Sounds really dumb and whatever to me right now, but I remember this phenomenon totally blowing my fucking mind. I would have eaten dollars and shit tokens down this thing’s money-hole if it asked me to.

—–

4) Vapor Trail: Hyper Offence Formation (1989) [Data East]

This is one of those games that has a ‘rockin’ soundtrack coupled with some super shitty, Bad Dudes-style voice synth. When you die your pilot shouts ‘I can’t hold it!’ as you go down in flames. I always really liked the way the scenery/landscape was set up…the different ‘level’s of isometric freeways and shit that the tanks drive around on always seemed cool.
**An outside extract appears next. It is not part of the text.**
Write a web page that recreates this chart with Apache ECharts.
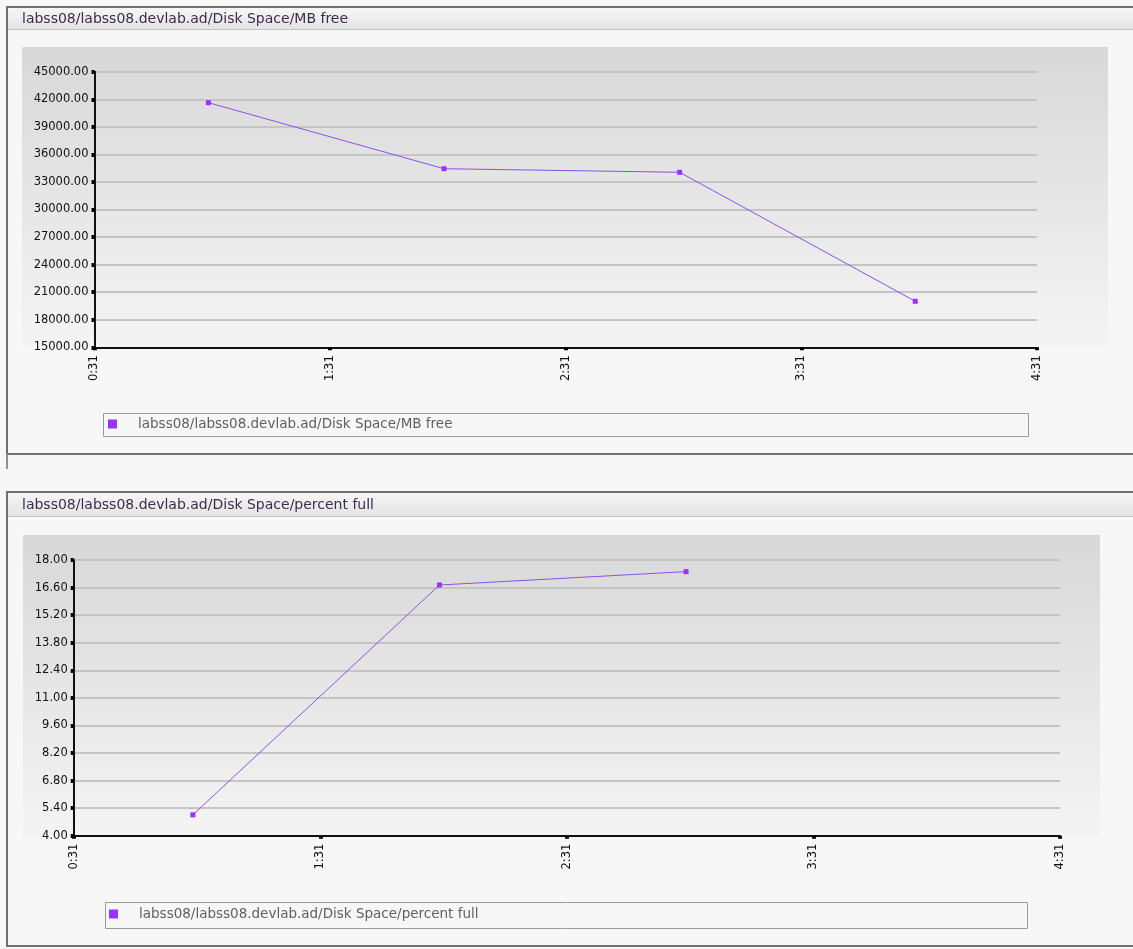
<!DOCTYPE html>
<html>
<head>
<meta charset="utf-8">
<script src="https://cdn.jsdelivr.net/npm/echarts@6/dist/echarts.min.js"></script>
<style>
html,body{margin:0;padding:0;background:#f7f7f7;}
#chart{width:1133px;height:949px;}
</style>
</head>
<body>
<div id="chart"></div>
<script>
// ---- data ----
const titleTop = 'labss08/labss08.devlab.ad/Disk Space/MB free';
const titleBottom = 'labss08/labss08.devlab.ad/Disk Space/percent full';
const timesTop = ['1:00', '2:00', '3:00', '4:00'];
const mbFree = [41630, 34440, 34050, 20010];
const timesBottom = ['1:00', '2:00', '3:00'];
const pctFull = [5.06, 16.73, 17.41];
const xTickLabels = ['0:31', '1:31', '2:31', '3:31', '4:31'];
const mbAxis = {min: 15000, max: 45000, interval: 3000};
const pctAxis = {min: 4, max: 18, interval: 1.4};

function toMin(s) { const p = s.split(':'); return (+p[0]) * 60 + (+p[1]); }
function fmtTime(v) { const h = Math.floor(v / 60), m = Math.round(v - h * 60); return h + ':' + (m < 10 ? '0' : '') + m; }

const xMin = toMin(xTickLabels[0]);
const xMax = toMin(xTickLabels[xTickLabels.length - 1]);
const xInt = toMin(xTickLabels[1]) - xMin;

const FONT = 'DejaVu Sans';
const purple = '#9933ff';

function xAxisCfg(gridIndex) {
  return {
    type: 'value', gridIndex, min: xMin, max: xMax, interval: xInt,
    axisLine: {show: true, onZero: false, lineStyle: {color: '#111', width: 2}},
    axisTick: {show: true, length: 3, lineStyle: {color: '#000', width: 4}},
    splitLine: {show: false},
    axisLabel: {rotate: 90, margin: 8, color: '#111', fontFamily: FONT, fontSize: 11.5,
      formatter: v => fmtTime(v)}
  };
}
function yAxisCfg(gridIndex, cfg) {
  return {
    type: 'value', gridIndex, min: cfg.min, max: cfg.max, interval: cfg.interval,
    axisLine: {show: true, lineStyle: {color: '#111', width: 2}},
    axisTick: {show: true, length: 3, lineStyle: {color: '#000', width: 4}},
    splitLine: {show: true, lineStyle: {color: '#c4c4c4', width: 2}},
    axisLabel: {margin: 6, color: '#111', fontFamily: FONT, fontSize: 11.5,
      formatter: v => (+v).toFixed(2)}
  };
}

const plotGrad = () => new echarts.graphic.LinearGradient(0, 0, 0, 1, [
  {offset: 0, color: '#d8d8d8'}, {offset: 1, color: '#f4f4f4'}]);
const barGrad = () => new echarts.graphic.LinearGradient(0, 0, 0, 1, [
  {offset: 0, color: '#f6f6f6'}, {offset: 1, color: '#e4e4e4'}]);

const chart = echarts.init(document.getElementById('chart'), null, {renderer: 'canvas'});
chart.setOption({
  backgroundColor: '#f7f7f7',
  animation: false,
  graphic: {
    elements: [
      // top panel
      {type: 'rect', z: -10, shape: {x: 7, y: 7, width: 1140, height: 447}, style: {fill: '#f7f7f7', stroke: '#707070', lineWidth: 2}},
      {type: 'rect', z: -9, shape: {x: 8, y: 8, width: 1130, height: 21}, style: {fill: barGrad()}},
      {type: 'line', z: -9, shape: {x1: 8, y1: 29.5, x2: 1133, y2: 29.5}, style: {stroke: '#c2c2c2', lineWidth: 1}},
      {type: 'rect', z: -9, shape: {x: 22, y: 47, width: 1086, height: 300}, style: {fill: plotGrad()}},
      {type: 'rect', z: -8, shape: {x: 103.5, y: 413.5, width: 925, height: 23}, style: {fill: 'none', stroke: '#9a9a9a', lineWidth: 1}},
      {type: 'line', z: -9, shape: {x1: 7, y1: 454, x2: 7, y2: 469}, style: {stroke: '#909090', lineWidth: 2}},
      // bottom panel
      {type: 'rect', z: -10, shape: {x: 7, y: 492, width: 1140, height: 454}, style: {fill: '#f7f7f7', stroke: '#707070', lineWidth: 2}},
      {type: 'rect', z: -9, shape: {x: 8, y: 493, width: 1130, height: 23}, style: {fill: barGrad()}},
      {type: 'line', z: -9, shape: {x1: 8, y1: 516.5, x2: 1133, y2: 516.5}, style: {stroke: '#c2c2c2', lineWidth: 1}},
      {type: 'rect', z: -9, shape: {x: 23, y: 535, width: 1077, height: 302}, style: {fill: plotGrad()}},
      {type: 'rect', z: -8, shape: {x: 105.5, y: 902.5, width: 922, height: 26}, style: {fill: 'none', stroke: '#9a9a9a', lineWidth: 1}}
    ]
  },
  title: [
    {text: titleTop, left: 22, top: 12, padding: 0,
     textStyle: {fontFamily: FONT, fontSize: 14, fontWeight: 'normal', color: '#3f2a4e'}},
    {text: titleBottom, left: 22, top: 498, padding: 0,
     textStyle: {fontFamily: FONT, fontSize: 14, fontWeight: 'normal', color: '#3f2a4e'}}
  ],
  legend: [
    {data: [titleTop], left: 108, top: 417, padding: 0, icon: 'rect', itemWidth: 9, itemHeight: 9,
     selectedMode: false,
     textStyle: {fontFamily: FONT, fontSize: 13.5, color: '#5f5f5f', padding: [0, 0, 0, 16]}},
    {data: [titleBottom], left: 109, top: 907, padding: 0, icon: 'rect', itemWidth: 9, itemHeight: 9,
     selectedMode: false,
     textStyle: {fontFamily: FONT, fontSize: 13.5, color: '#5f5f5f', padding: [0, 0, 0, 16]}}
  ],
  grid: [
    {left: 94.5, width: 942.5, top: 71.7, height: 275.6, containLabel: false},
    {left: 73.7, width: 986.3, top: 560, height: 275.7, containLabel: false}
  ],
  xAxis: [xAxisCfg(0), xAxisCfg(1)],
  yAxis: [yAxisCfg(0, mbAxis), yAxisCfg(1, pctAxis)],
  series: [
    {name: titleTop, type: 'line', xAxisIndex: 0, yAxisIndex: 0,
     data: timesTop.map((t, i) => [toMin(t), mbFree[i]]),
     symbol: 'rect', symbolSize: 5, itemStyle: {color: purple},
     lineStyle: {color: '#8f4fe8', width: 1}, emphasis: {disabled: true}},
    {name: titleBottom, type: 'line', xAxisIndex: 1, yAxisIndex: 1,
     data: timesBottom.map((t, i) => [toMin(t), pctFull[i]]),
     symbol: 'rect', symbolSize: 5, itemStyle: {color: purple},
     lineStyle: {color: '#8f4fe8', width: 1}, emphasis: {disabled: true}}
  ]
});
</script>
</body>
</html>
I though that there were some pretty crazy bosses in this game, too, but this one in the video doesn’t seem all that tough.

—–

5) Legendary Wings (1986) [Capcom]

I’m pretty sure I was terrible at this game, because honestly, I have NO recollection of the adventure/platforming part of this game that this video is showing. I loved this game as much as I did because of the scenery stuff…the weird statues and sculptures that look up at you as you pass them? What? It’s like that part of Fellowship of the Ring when they’re floating down the river and pass the big giant king statues….that sort of stuff blows my mind bigtime. Note to reader: big weird shit in the far-background blows Hateball’s mind bigtime.